Probe finds flaws in AGP’s audit of public companies
LAHORE: The audit of public companies in Punjab by the Auditor General of Pakistan’s (AGP’s) provincial office may not be qualitative as most of the auditors do not qualify to perform the job under the law.
On the request of the Punjab government, AGP’s teams have been auditing the companies for the last one and a half months after media reports about alleged corruption in over 50 public sector companies.
Official sources say that a majority of officials conducting the audit are either MBAs or have 16-years of education that are not qualified to audit a company under the law. Under section 247 (Qualification and Disqualification of Auditors) of the Company Act of 2017, an auditor must be a chartered accountant (CA).
“When section 15 (1) of the AGP Ordinance of 2001 is read with clause 247 of the Companies Act of 2017, an auditor must be a CA to conduct the audit of public sector companies whereas, officers of the AGP office are not ACs at all,” an official working in a public sector company told Dawn.
When asked about the downside of getting the audit done by unqualified people, the official said: “It would be devastating and as they are just wasting time and nothing more. They are doing this job under the old Financial Audit Manual & Guidelines of 2005 to conduct audit of companies,” he said.
Official said AGP’s Lahore office had violated the companies act before the start of the audit. First, the AGP directorate general of commercial audit and evaluation wrote letters to the companies to get their affairs audited under section 14 of the Auditor General Ordinance of 2001. This section, however, is for the audit of the federation, the province and the district.
According to one of the audit notices, the office states: “We look forward to full cooperation from your staff and trust that they will make available to the audit team any accounts, books, papers and other documents that deal with, or form the basis of, or are otherwise relevant to the audit, as required under section 14 of the auditor general ordinance.”

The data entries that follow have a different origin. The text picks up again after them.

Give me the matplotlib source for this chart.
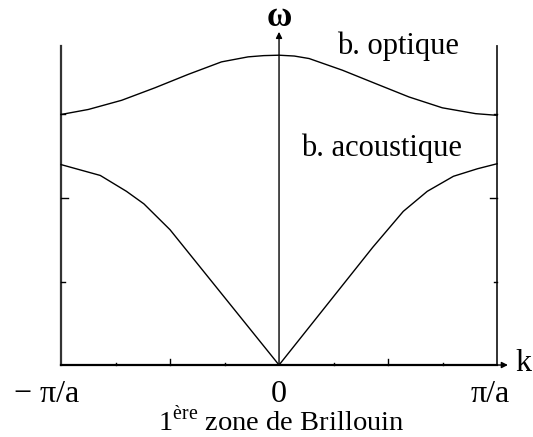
import matplotlib
matplotlib.use("Agg")
import matplotlib.pyplot as plt

plt.rcParams['font.family'] = ['Liberation Serif', 'DejaVu Serif']
plt.rcParams['mathtext.fontset'] = 'custom'
plt.rcParams['mathtext.rm'] = 'Liberation Serif'

# k in units of pi/a, omega in arbitrary units
acoustic_k = [-1.0, -0.82, -0.70, -0.62, -0.50, 0.0, 0.43, 0.57, 0.68, 0.80, 0.91, 1.0]
acoustic_w = [2.40, 2.27, 2.08, 1.93, 1.62, 0.0, 1.41, 1.84, 2.08, 2.26, 2.35, 2.41]

optical_k = [-1.0, -0.875, -0.722, -0.569, -0.417, -0.264, -0.142, -0.07, 0.0,
             0.07, 0.138, 0.291, 0.443, 0.596, 0.749, 0.902, 1.0]
optical_w = [3.00, 3.06, 3.17, 3.32, 3.48, 3.63, 3.69, 3.705, 3.71,
             3.70, 3.67, 3.53, 3.37, 3.21, 3.08, 3.01, 2.99]

k_ticks = [-0.75, -0.5, -0.25, 0.25, 0.5, 0.75]
w_ticks = [1, 2, 3]
k_labels = ["\u2212 \u03c0/a", "0", "\u03c0/a"]
k_label_pos = [-1.064, 0.0, 0.968]

fig = plt.figure(figsize=(5.33, 4.37), dpi=100)
ax = fig.add_axes([0, 0, 1, 1])
ax.set_xlim(-1.280, 1.165)
ax.set_ylim(-0.862, 4.371)
ax.axis("off")

# zone boundaries
ax.plot([-1, -1], [0, 3.82], color="#333333", lw=1.6)
ax.plot([1, 1], [0, 3.82], color="#222222", lw=1.3)

# axes with arrows
ax.plot([-1, 1.0], [0, 0], color="black", lw=1.6)
ax.annotate("", xy=(1.05, 0), xytext=(0.98, 0),
            arrowprops=dict(arrowstyle="-|>", color="black", lw=1.0,
                            mutation_scale=9, shrinkA=0, shrinkB=0))
ax.annotate("", xy=(0, 3.99), xytext=(0, 0),
            arrowprops=dict(arrowstyle="-|>", color="black", lw=1.0,
                            mutation_scale=9, shrinkA=0, shrinkB=0))

# ticks on the k axis
for t in k_ticks:
    h = 0.072 if abs(t) == 0.5 else 0.03
    ax.plot([t, t], [0, h], color="black", lw=1.0)

# ticks on the zone boundaries
for w in w_ticks:
    d = 0.032 if w == 2 else 0.016
    ax.plot([-1, -1 + d], [w, w], color="black", lw=1.0)
    ax.plot([1, 1 - d], [w, w], color="black", lw=1.0)

# dispersion branches
ax.plot(acoustic_k, acoustic_w, color="black", lw=1.0)
ax.plot(optical_k, optical_w, color="black", lw=1.0)

ax.text(0.0, 4.16, "\u03c9", ha="center", va="center", fontsize=25,
        fontweight="bold")
ax.text(1.119, -0.07, "k", ha="center", va="baseline", fontsize=23)
ax.text(0.546, 3.72, "b. optique", ha="center", va="baseline", fontsize=22)
ax.text(0.468, 2.50, "b. acoustique", ha="center", va="baseline", fontsize=22)

for lab, pos in zip(k_labels, k_label_pos):
    ax.text(pos, -0.44, lab, ha="center", va="baseline", fontsize=23)

ax.text(0.01, -0.78, r"1$^{\mathrm{ère}}$ zone de Brillouin",
        ha="center", va="baseline", fontsize=20.5)

fig.savefig("out.png", dpi=100)
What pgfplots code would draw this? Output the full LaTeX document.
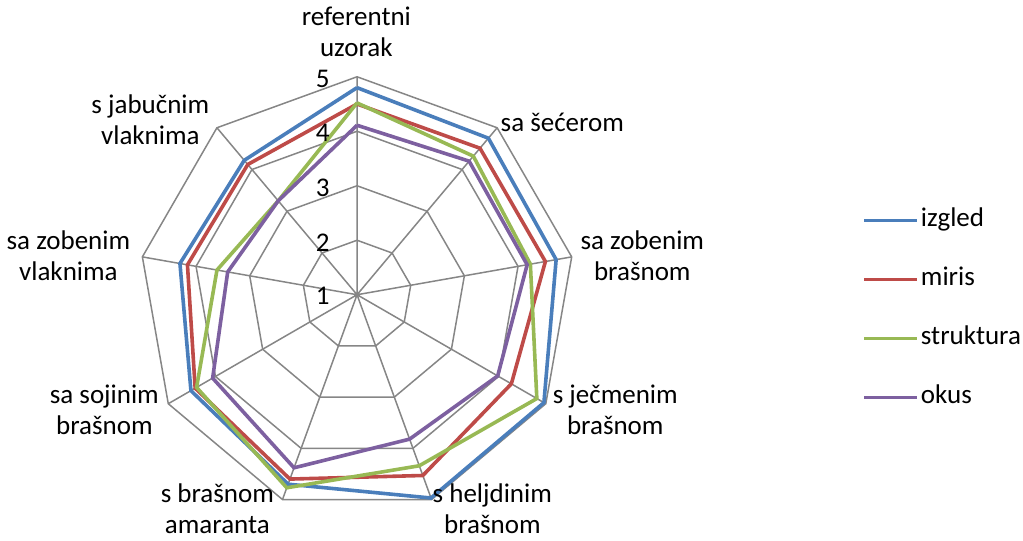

The official said the AGP office was told that only section 15 (1), and not the section 14, allowed the auditors to carry out statutory audit, the directorate general withdrew its earlier notices and issued new ones mentioning performance of the audit under section 15.
He said the AGP office always stated that conducting audit of companies was their constitutional obligation, which was not true as section 11 (2) of the AGP Ordinance of 2001 prohibited the AGP from accessing accounts record of authorities & bodies which are made under the law that provides an audit mechanism.
The official claimed that under section 14 or 15 of the ordinance and Article-169 of the Constitution of Pakistan empowered the AGP office to carry out audit of the accounts of the departments, authorities and bodies of the federation, provinces and the districts.
“They (the auditors) are conducting four types of audits – performance, accounts, compliance and certification of the public sector companies – that they cannot do under the law,” he added. Instead of conducting audit in accordance with the relevant audit clauses of companies’ laws, the AGP office was using its age old Financial Audit Manual & Guidelines to conduct the audit of the companies.
He said the article 169(b) of the Constitution of Pakistan limits the powers and functions of the AGP to conduct Audit of the “accounts” only.
“But the officials concerned have been conducting performance audits since 2001 exceeding their constitutional functions and powers. By doing so the auditors spent resources and manpower worth millions of rupees unlawfully over the span of more than 16 years,” he said.
He said the Companies Act of 2017 also required an auditor to conduct audit as per the International Standards on Auditing, whereas, the AGP office still used Financial Audit Manual of April of 2005 that is based on age old INTOSAI Auditing Standards developed by INTOSAI to conduct audit of public sector companies.
“INTOSAI has also adopted ISA standards in 2013, whereas the AGP has yet to do so,” he said.
He said the office of the AGP has recently proposed an amendment to the ordinance-2001 which was under consideration in the Senate Standing Committee on Finance. “They have recommended changes like ‘audit definition’ that totally changed the section 15 to hide their inferior HR strength that do not qualify the requirements of auditor required under clause 247 of the Companies Act 2017, and outdated Audit Manuals & Guidelines that do not conform to Audit standards required under clause 249 of the Companies Act 2017. This amendment was passed by the National Assembly in October 2017 while the Senate committee under the chairmanship of Senator Saleem Mandiwala is currently reviewing it,” he explained.